Saturday, July 28, 2007
CRIKEY: Talking Turkey, democracy and EU membership
Turks have just elected an Islamist government. But we aren't talking about HAMAS here. Turkey’s Islamists combine free market economics, recognition of Israel, pro-Western foreign policy and more zeal to join the EU than any of its more allegedly secular predecessors.
Still, many conservatives (both social and economic) oppose Turkey’s entry into the EU. I saw this in action back in October 2005 at the launch of the Australian edition of In Defence of Global Capital published by the CIS.
The author is an ex-greenie ex-socialist Swede, Johan Norberg, who converted to capitalism after researching ways to fight global poverty. He now believes globalised capitalism, removing trade barriers and liberalising international labour markets is essential to solving intractable economic, social, environmental and security problems.
Paul Kelly from The Oz and James Morrow (whose Investigate magazine’s Australian edition seems to have gone underground, if not under) introduced Norberg with all smiles and praise. One even praised him for his good looks!
Norberg lapped it up before telling us to open our borders to new goods, services, people and money. He attacked the EU’s rhetoric on globalisation and its hypocrisy in placing high tariff walls to stop imports from the third world.
I noticed a slight change in tone from Kelly, Morrow and the audience when Norberg said the West should liberalise their immigration policies and acknowledge that the greatest achievements and contributions in culture, business and politics often come from migrants and refugees.
I couldn’t help myself.

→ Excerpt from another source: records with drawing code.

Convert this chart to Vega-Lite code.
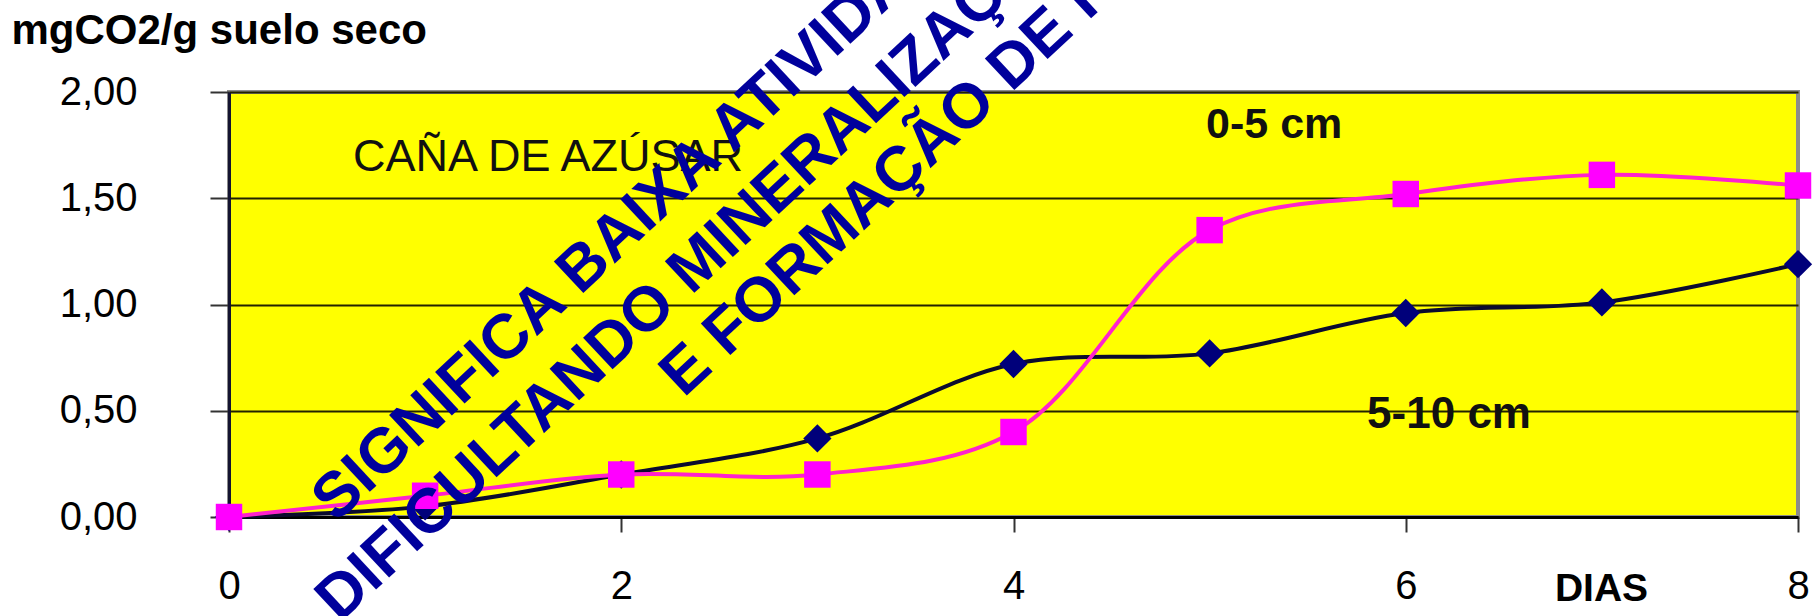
{
  "$schema": "https://vega.github.io/schema/vega-lite/v6.json",
  "autosize": {"type": "none"},
  "padding": {"left": 229, "top": 92, "right": 22, "bottom": 99},
  "width": 1569,
  "height": 425,
  "background": "#ffffff",
  "config": {
    "font": "Liberation Sans",
    "view": {"fill": "#ffff00", "stroke": "#8c8c8c", "strokeWidth": 4}
  },
  "datasets": {
    "co2": [
      {"dias": 0, "co2": 0.0, "capa": "5-10 cm"},
      {"dias": 1, "co2": 0.05, "capa": "5-10 cm"},
      {"dias": 2, "co2": 0.2, "capa": "5-10 cm"},
      {"dias": 3, "co2": 0.37, "capa": "5-10 cm"},
      {"dias": 4, "co2": 0.72, "capa": "5-10 cm"},
      {"dias": 5, "co2": 0.77, "capa": "5-10 cm"},
      {"dias": 6, "co2": 0.96, "capa": "5-10 cm"},
      {"dias": 7, "co2": 1.01, "capa": "5-10 cm"},
      {"dias": 8, "co2": 1.19, "capa": "5-10 cm"},
      {"dias": 0, "co2": 0.0, "capa": "0-5 cm"},
      {"dias": 1, "co2": 0.1, "capa": "0-5 cm"},
      {"dias": 2, "co2": 0.2, "capa": "0-5 cm"},
      {"dias": 3, "co2": 0.2, "capa": "0-5 cm"},
      {"dias": 4, "co2": 0.4, "capa": "0-5 cm"},
      {"dias": 5, "co2": 1.35, "capa": "0-5 cm"},
      {"dias": 6, "co2": 1.52, "capa": "0-5 cm"},
      {"dias": 7, "co2": 1.61, "capa": "0-5 cm"},
      {"dias": 8, "co2": 1.56, "capa": "0-5 cm"}
    ],
    "notas": [
      {"clave": "cultivo", "texto": "CAÑA DE AZÚSAR"},
      {"clave": "capa1", "texto": "0-5 cm"},
      {"clave": "capa2", "texto": "5-10 cm"},
      {"clave": "aviso1", "texto": "SIGNIFICA BAIXA ATIVIDADE"},
      {"clave": "aviso2", "texto": "DIFICULTANDO MINERALIZAÇÃO"},
      {"clave": "aviso3", "texto": "E FORMAÇÃO DE HÚMUS"}
    ]
  },
  "layer": [
    {
      "data": {"name": "co2"},
      "transform": [{"filter": "datum.capa === '5-10 cm'"}],
      "mark": {"type": "line", "interpolate": "catmull-rom", "color": "#0b0b2e", "strokeWidth": 4},
      "encoding": {
        "x": {
          "field": "dias",
          "type": "quantitative",
          "scale": {"domain": [0, 8], "nice": false, "zero": false},
          "axis": {
            "title": "DIAS",
            "values": [0, 2, 4, 6, 8],
            "format": "d",
            "grid": false,
            "domainColor": "#000000",
            "domainWidth": 3,
            "tickColor": "#333333",
            "tickWidth": 2,
            "tickSize": 15,
            "labelFontSize": 40,
            "labelColor": "#000000",
            "labelBaseline": "alphabetic",
            "labelPadding": 66,
            "labelFlush": false,
            "labelOverlap": false,
            "titleFontSize": 39,
            "titleFontWeight": "bold",
            "titleColor": "#000000",
            "titleAlign": "center",
            "titleBaseline": "alphabetic",
            "titleAnchor": null,
            "titleX": 1372,
            "titleY": 83
          }
        },
        "y": {
          "field": "co2",
          "type": "quantitative",
          "scale": {"domain": [0, 2], "nice": false, "zero": false},
          "axis": {
            "title": "mgCO2/g suelo seco",
            "values": [0, 0.5, 1, 1.5, 2],
            "labelExpr": "replace(format(datum.value, '.2f'), '.', ',')",
            "grid": true,
            "gridColor": "#222200",
            "gridWidth": 2,
            "domainColor": "#141430",
            "domainWidth": 3,
            "tickColor": "#333333",
            "tickWidth": 2,
            "tickSize": 19,
            "labelFontSize": 40,
            "labelColor": "#000000",
            "labelPadding": 73,
            "labelFlush": false,
            "labelOverlap": false,
            "titleFontSize": 42,
            "titleFontWeight": "bold",
            "titleColor": "#000000",
            "titleAngle": 0,
            "titleAlign": "left",
            "titleBaseline": "alphabetic",
            "titleAnchor": null,
            "titleX": -218,
            "titleY": -49
          }
        }
      }
    },
    {
      "data": {"name": "co2"},
      "transform": [{"filter": "datum.capa === '5-10 cm'"}],
      "mark": {"type": "point", "shape": "diamond", "filled": true, "color": "#00007a", "opacity": 1, "size": 800},
      "encoding": {
        "x": {"field": "dias", "type": "quantitative"},
        "y": {"field": "co2", "type": "quantitative"}
      }
    },
    {
      "data": {"name": "co2"},
      "transform": [{"filter": "datum.capa === '0-5 cm'"}],
      "mark": {"type": "line", "interpolate": "catmull-rom", "color": "#ff22cc", "strokeWidth": 4},
      "encoding": {
        "x": {"field": "dias", "type": "quantitative"},
        "y": {"field": "co2", "type": "quantitative"}
      }
    },
    {
      "data": {"name": "co2"},
      "transform": [{"filter": "datum.capa === '0-5 cm'"}],
      "mark": {"type": "point", "shape": "square", "filled": true, "color": "#ff00ff", "opacity": 1, "size": 700},
      "encoding": {
        "x": {"field": "dias", "type": "quantitative"},
        "y": {"field": "co2", "type": "quantitative"}
      }
    },
    {
      "data": {"name": "notas"},
      "transform": [{"filter": "datum.clave === 'cultivo'"}],
      "mark": {"type": "text", "fontSize": 45, "fill": "#111111", "align": "left", "baseline": "alphabetic"},
      "encoding": {
        "x": {"datum": 0.632, "type": "quantitative"},
        "y": {"datum": 1.628, "type": "quantitative"},
        "text": {"field": "texto", "type": "nominal"}
      }
    },
    {
      "data": {"name": "notas"},
      "transform": [{"filter": "datum.clave === 'capa1'"}],
      "mark": {"type": "text", "fontSize": 43, "fontWeight": "bold", "fill": "#111111", "align": "left", "baseline": "alphabetic"},
      "encoding": {
        "x": {"datum": 4.982, "type": "quantitative"},
        "y": {"datum": 1.784, "type": "quantitative"},
        "text": {"field": "texto", "type": "nominal"}
      }
    },
    {
      "data": {"name": "notas"},
      "transform": [{"filter": "datum.clave === 'capa2'"}],
      "mark": {"type": "text", "fontSize": 44, "fontWeight": "bold", "fill": "#111111", "align": "left", "baseline": "alphabetic"},
      "encoding": {
        "x": {"datum": 5.803, "type": "quantitative"},
        "y": {"datum": 0.419, "type": "quantitative"},
        "text": {"field": "texto", "type": "nominal"}
      }
    },
    {
      "data": {"name": "notas"},
      "transform": [{"filter": "datum.clave === 'aviso1'"}],
      "mark": {"type": "text", "fontSize": 63, "fontWeight": "bold", "fill": "#00009c", "align": "left", "baseline": "middle", "angle": -43},
      "encoding": {
        "x": {"datum": 0.48, "type": "quantitative"},
        "y": {"datum": 0.035, "type": "quantitative"},
        "text": {"field": "texto", "type": "nominal"}
      }
    },
    {
      "data": {"name": "notas"},
      "transform": [{"filter": "datum.clave === 'aviso2'"}],
      "mark": {"type": "text", "fontSize": 63, "fontWeight": "bold", "fill": "#00009c", "align": "left", "baseline": "middle", "angle": -43},
      "encoding": {
        "x": {"datum": 0.499, "type": "quantitative"},
        "y": {"datum": -0.436, "type": "quantitative"},
        "text": {"field": "texto", "type": "nominal"}
      }
    },
    {
      "data": {"name": "notas"},
      "transform": [{"filter": "datum.clave === 'aviso3'"}],
      "mark": {"type": "text", "fontSize": 63, "fontWeight": "bold", "fill": "#00009c", "align": "left", "baseline": "middle", "angle": -43},
      "encoding": {
        "x": {"datum": 2.252, "type": "quantitative"},
        "y": {"datum": 0.623, "type": "quantitative"},
        "text": {"field": "texto", "type": "nominal"}
      }
    }
  ]
}
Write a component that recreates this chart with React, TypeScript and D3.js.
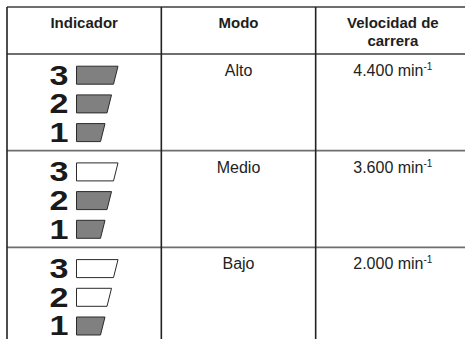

In question time, I asked whether Norberg supported EU membership for Turkey. To the chagrin of his conservative Sydney audience, Norberg went on to explain why arguments EU conservatives use to oppose Turkey’s entry are in fact excellent reasons to support it:
1. Turkey is too big and will make up 15% of the EU’s population. True, but size represents opportunities, especially given Turkey’s growing economy.
2. Turkey is too poor. True, but many recent entrants are poorer and will prove a greater drain. Plus poor Europeans often do the jobs that rich Europeans refuse to do.
3. Turkey is too Muslim. Norberg said that not all Muslims are the same. Some of Europe’s more troublesome Muslim migrants are victims of overly generous welfare policies and inflexible and overly regulated labour markets. A fresh injection of Westernised Turkish Muslims will help the process of economic and social integration for (often less integrated) South Asian and North African ethnic Muslim groups.
Further, if the EU strings Turkey along with all these promises of membership if Turkey reforms its economy and polity, then dumps Turkey just for some historical and religious prejudice, it will damage the EU more than Turkey.
Norberg wasn’t exactly the most popular person in the room after all that. My notes show Paddy McGuinness almost choking on his wine, then arguing profusely about the hordes of German and French Muslims rioting, and Norberg responding by saying it was more complex than just culture and sect.
It seemed my Turkey-EU question let the kebab out of the bag. It was hilarious to see this allegedly conservative crowd push their free market economics out the window to make way for their pet sectarian prejudices.